Слава Богу, а скорее благодаря необыкновенной, конечно же, от Бога, доктору Ксении Максимилиановне Винцентини, которая, несмотря на решение консилиума (уже в Москве, в Боткинской больнице, где был госпиталь), после десяти операций, из-за остеопороза – не удачных, делать ампутацию, шепнула Зяме, перед тем как давать наркоз: «Попробую вдоль». И – удача! Хромая, короче на восемь сантиметров, но своя, не протез. Пластичный от природы Гердт делал на каблук левого ботинка набойку в четыре сантиметра, ходил без палки, даже танцевал, был элегантен, но, конечно же, уставал и, когда не было чужих, мог, спускаясь по лестнице, (что труднее), слегка матерясь, сказать: «Надоело!»

Даже расставшись с кукольным театром, Зяма продолжал его очень высоко ставить, говоря о неограниченных возможностях в нем.

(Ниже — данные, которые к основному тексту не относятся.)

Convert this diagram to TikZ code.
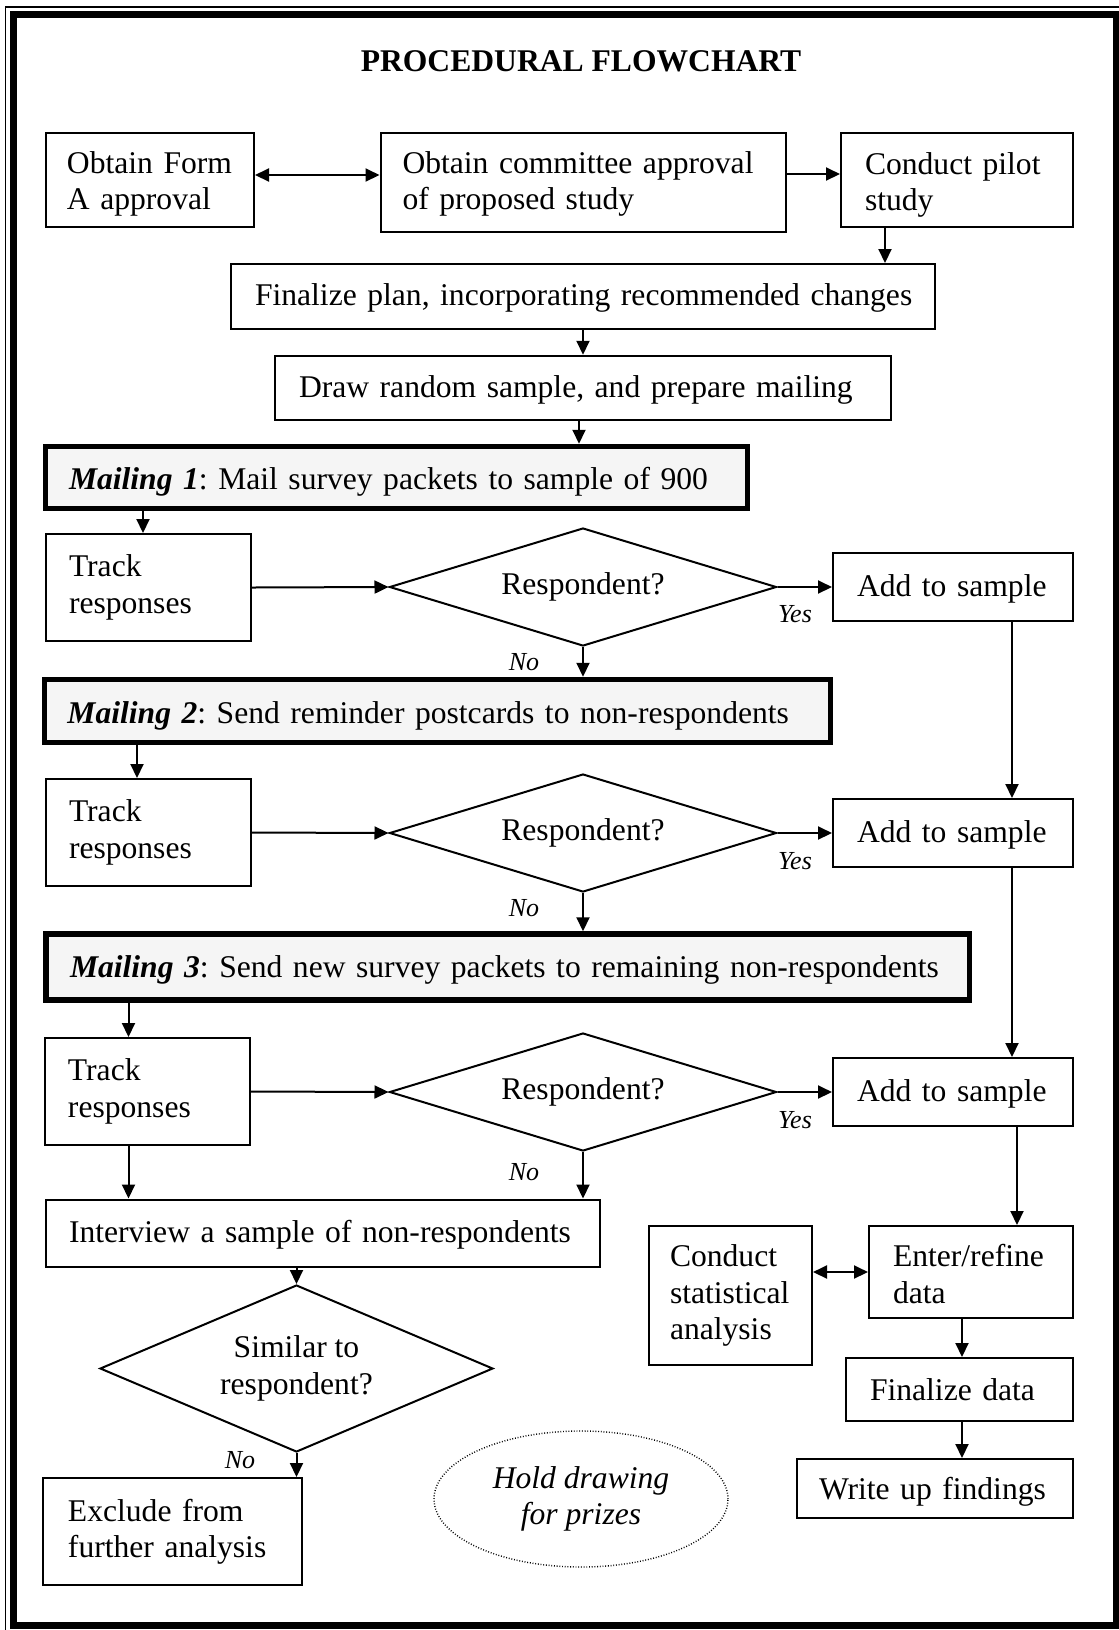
\documentclass[tikz,border=0pt]{standalone}
\usepackage{fontspec}
\setmainfont{Liberation Serif}
\usetikzlibrary{shapes.geometric,arrows.meta}
\begin{document}
\begin{tikzpicture}[x=0.5pt,y=-0.5pt,
  >={Triangle[length=7pt,width=6.5pt]},
  txt/.style={font=\fontsize{15.8}{18.2}\selectfont, execute at begin node={\frenchspacing\hyphenpenalty=10000\exhyphenpenalty=10000\relax}},
  dn/.style={execute at begin node={\rule{0pt}{#1}}},
  bx/.style={txt, draw, line width=1pt, rectangle, align=left, inner ysep=0pt},
  mail/.style={txt, draw, line width=2.75pt, fill=black!4, rectangle, align=left, inner ysep=0pt},
  dia/.style={txt, draw, line width=1pt, diamond, inner sep=0pt, align=center},
  arr/.style={line width=1pt, ->},
  lab/.style={font=\fontsize{13}{15}\selectfont\itshape, inner sep=0pt, anchor=base}
]
\useasboundingbox (0,0) rectangle (1119,1630);
\clip (0,0) rectangle (1119,1630);
% frame
\draw[line width=0.75pt] (5.5,7) rectangle (1135,1645);
\draw[line width=3.5pt] (13,14) rectangle (1116,1625.5);

% title
\node[font=\fontsize{15.8}{18.2}\selectfont\bfseries, anchor=base, inner sep=0pt] (title) at (581,71) {PROCEDURAL FLOWCHART};

% top row
\node[bx, dn=15.1pt, minimum width=104pt, minimum height=47pt, inner xsep=10.5pt, text width=83pt] (formA) at (150,180) {Obtain Form\\A approval};
\node[bx, dn=13pt, minimum width=202.5pt, minimum height=49.5pt, inner xsep=11pt, text width=180.5pt] (comm) at (583,182) {Obtain committee approval\\of proposed study};
\node[bx, dn=16pt, minimum width=116pt, minimum height=47pt, inner xsep=12pt, text width=92pt] (pilot) at (957,180) {Conduct pilot\\study};
\node[bx, dn=12pt, minimum width=352pt, minimum height=32.5pt, inner xsep=12pt, text width=328pt] (plan) at (583,296.5) {\mbox{Finalize plan, incorporating recommended changes}};
\node[bx, dn=13pt, minimum width=308pt, minimum height=32.25pt, inner xsep=12pt, text width=284pt] (draw) at (583,388) {\mbox{Draw random sample, and prepare mailing}};

% mailing 1 block
\node[mail, dn=15pt, minimum width=351pt, minimum height=31pt, inner xsep=11.75pt, text width=327.5pt] (mail1) at (396.5,477.5) {\mbox{\textbf{\textit{Mailing 1}}: Mail survey packets to sample of 900}};
\node[bx, minimum width=102.5pt, minimum height=53.5pt, inner xsep=11.5pt, text width=79.5pt] (track1) at (148.5,587.5) {Track\\responses};
\node[dia, minimum width=193.5pt, minimum height=59pt, aspect=3.28] (d1) at (583,587) {Respondent?};
\node[bx, dn=13pt, minimum width=120pt, minimum height=34pt, inner xsep=12pt, text width=96pt] (add1) at (953,587) {\mbox{Add to sample}};

% mailing 2 block
\node[mail, dn=16pt, minimum width=393pt, minimum height=31.5pt, inner xsep=11.5pt, text width=370pt] (mail2) at (437.5,711) {\mbox{\textbf{\textit{Mailing 2}}: Send reminder postcards to non-respondents}};
\node[bx, minimum width=102.5pt, minimum height=53.5pt, inner xsep=11.5pt, text width=79.5pt] (track2) at (148.5,832.5) {Track\\responses};
\node[dia, minimum width=193.5pt, minimum height=59pt, aspect=3.28] (d2) at (583,833) {Respondent?};
\node[bx, dn=13pt, minimum width=120pt, minimum height=34pt, inner xsep=12pt, text width=96pt] (add2) at (953,833) {\mbox{Add to sample}};

% mailing 3 block
\node[mail, dn=14pt, minimum width=461.75pt, minimum height=33pt, inner xsep=12pt, text width=437.75pt] (mail3) at (507.75,967) {\mbox{\textbf{\textit{Mailing 3}}: Send new survey packets to remaining non-respondents}};
\node[bx, minimum width=102.5pt, minimum height=53.5pt, inner xsep=11.5pt, text width=79.5pt] (track3) at (147.5,1091.5) {Track\\responses};
\node[dia, minimum width=193.5pt, minimum height=59pt, aspect=3.28] (d3) at (583,1092) {Respondent?};
\node[bx, dn=13pt, minimum width=120pt, minimum height=34pt, inner xsep=12pt, text width=96pt] (add3) at (953,1092) {\mbox{Add to sample}};

% lower left
\node[bx, dn=13pt, minimum width=277pt, minimum height=33.5pt, inner xsep=11.5pt, text width=254pt] (interview) at (323,1233) {\mbox{Interview a sample of non-respondents}};
\node[dia, dn=14pt, minimum width=196.5pt, minimum height=83.5pt, aspect=2.35] (similar) at (296.5,1368.5) {Similar to\\respondent?};
\node[bx, minimum width=129.5pt, minimum height=53.5pt, inner xsep=12.5pt, text width=104.5pt] (exclude) at (172.5,1531.5) {Exclude from\\further analysis};
\node[font=\fontsize{15.8}{18.2}\selectfont\itshape, draw, ellipse, line width=0.7pt, dash pattern=on 0.45pt off 0.9pt, minimum width=147pt, minimum height=68pt, inner sep=0pt, align=center] (hold) at (581,1499) {Hold drawing\\for prizes};

% lower right
\node[bx, minimum width=81.5pt, minimum height=69.5pt, inner xsep=10.5pt, text width=60.5pt] (stat) at (730.5,1295.5) {\mbox{Conduct}\\\mbox{statistical}\\\mbox{analysis}};
\node[bx, dn=13pt, minimum width=102pt, minimum height=46pt, inner xsep=12pt, text width=78pt] (enter) at (971,1272) {\mbox{Enter/refine}\\data};
\node[bx, minimum width=113.5pt, minimum height=31.5pt, inner xsep=12pt, text width=89.5pt] (findata) at (959.5,1389.5) {\mbox{Finalize data}};
\node[bx, dn=14pt, minimum width=138pt, minimum height=29.5pt, inner xsep=11pt, text width=116pt] (writeup) at (935,1488.5) {\mbox{Write up findings}};

% labels
\node[lab] (yes1) at (795,622) {Yes};
\node[lab] (no1) at (524,670) {No};
\node[lab] (yes2) at (795,869) {Yes};
\node[lab] (no2) at (524,916) {No};
\node[lab] (yes3) at (795,1128) {Yes};
\node[lab] (no3) at (524,1180) {No};
\node[lab] (no4) at (240,1468) {No};

% connectors
\draw[arr,<->] ([yshift=2.5pt]formA.east) -- ([yshift=2.5pt]formA.east -| comm.west);
\draw[arr] ([yshift=4pt]comm.east) -- ([yshift=4pt]comm.east -| pilot.west);
\draw[arr] ([xshift=-36pt]pilot.south) -- ([xshift=-36pt]pilot.south |- plan.north);
\draw[arr] (plan.south) -- (draw.north);
\draw[arr] ([xshift=-2pt]draw.south) -- ([xshift=-2pt]draw.south |- mail1.north);
\draw[arr] ([xshift=-2.75pt]track1.north |- mail1.south) -- ([xshift=-2.75pt]track1.north);
\draw[arr] (track1.east) -- (d1.west);
\draw[arr] (d1.east) -- (add1.west);
\draw[arr] (d1.south) -- (d1.south |- mail2.north);
\draw[arr] ([xshift=29.5pt]add1.south) -- ([xshift=29.5pt]add1.south |- add2.north);
\draw[arr] ([xshift=-5.75pt]track2.north |- mail2.south) -- ([xshift=-5.75pt]track2.north);
\draw[arr] (track2.east) -- (d2.west);
\draw[arr] (d2.east) -- (add2.west);
\draw[arr] (d2.south) -- (d2.south |- mail3.north);
\draw[arr] ([xshift=29.5pt]add2.south) -- ([xshift=29.5pt]add2.south |- add3.north);
\draw[arr] ([xshift=-9.5pt]track3.north |- mail3.south) -- ([xshift=-9.5pt]track3.north);
\draw[arr] (track3.east) -- (d3.west);
\draw[arr] (d3.east) -- (add3.west);
\draw[arr] (d3.south) -- (d3.south |- interview.north);
\draw[arr] ([xshift=-9.5pt]track3.south) -- ([xshift=-9.5pt]track3.south |- interview.north);
\draw[arr] ([xshift=32pt]add3.south) -- ([xshift=32pt]add3.south |- enter.north);
\draw[arr,<->] (enter.west -| stat.east) -- (enter.west);
\draw[arr] ([xshift=-4.5pt]enter.south) -- ([xshift=-4.5pt]enter.south |- findata.north);
\draw[arr] ([xshift=1.25pt]findata.south) -- ([xshift=1.25pt]findata.south |- writeup.north);
\draw[arr] (similar.north |- interview.south) -- (similar.north);
\draw[arr] (similar.south) -- (similar.south |- exclude.north);
\end{tikzpicture}
\end{document}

Сам он стал замечательным кукольником, это отдельное умение – сделать куклу не только говорящей твоим голосом, но и продолжением твоего тела… Я помню, как по мне побежали мурашки, когда, сидя на балконе в театре в Каире, я переводила на арабский в микрофон «Волшебную лампу Алладдина» и сверху увидела, как в зависимости от интонации меняется выражение лица куклы Алладдина. Гердта, ведущего куклу, мне видно не было, вероятно, именно такое лицо было и у него.

Он считал, что сыграть можно любым предметом, любую драматургию (помните: мама, папа, дочка, жених, все – зонтики, французы!). Считал Сергея Владимировича Образцова очень большим талантом и очень огорчался, что тот после ухода из жизни тех, с кем он создавал театр, постепенно превращался из Художника в «Хозяина» (так его звали все в театре). Стали возникать разногласия по «художественной линии»: Сергей Владимирович был абсурдно тщеславен и, будучи уже очень знаменитым и пользующимся заслуженной славой, с трудом и ревностью относился к чужому успеху.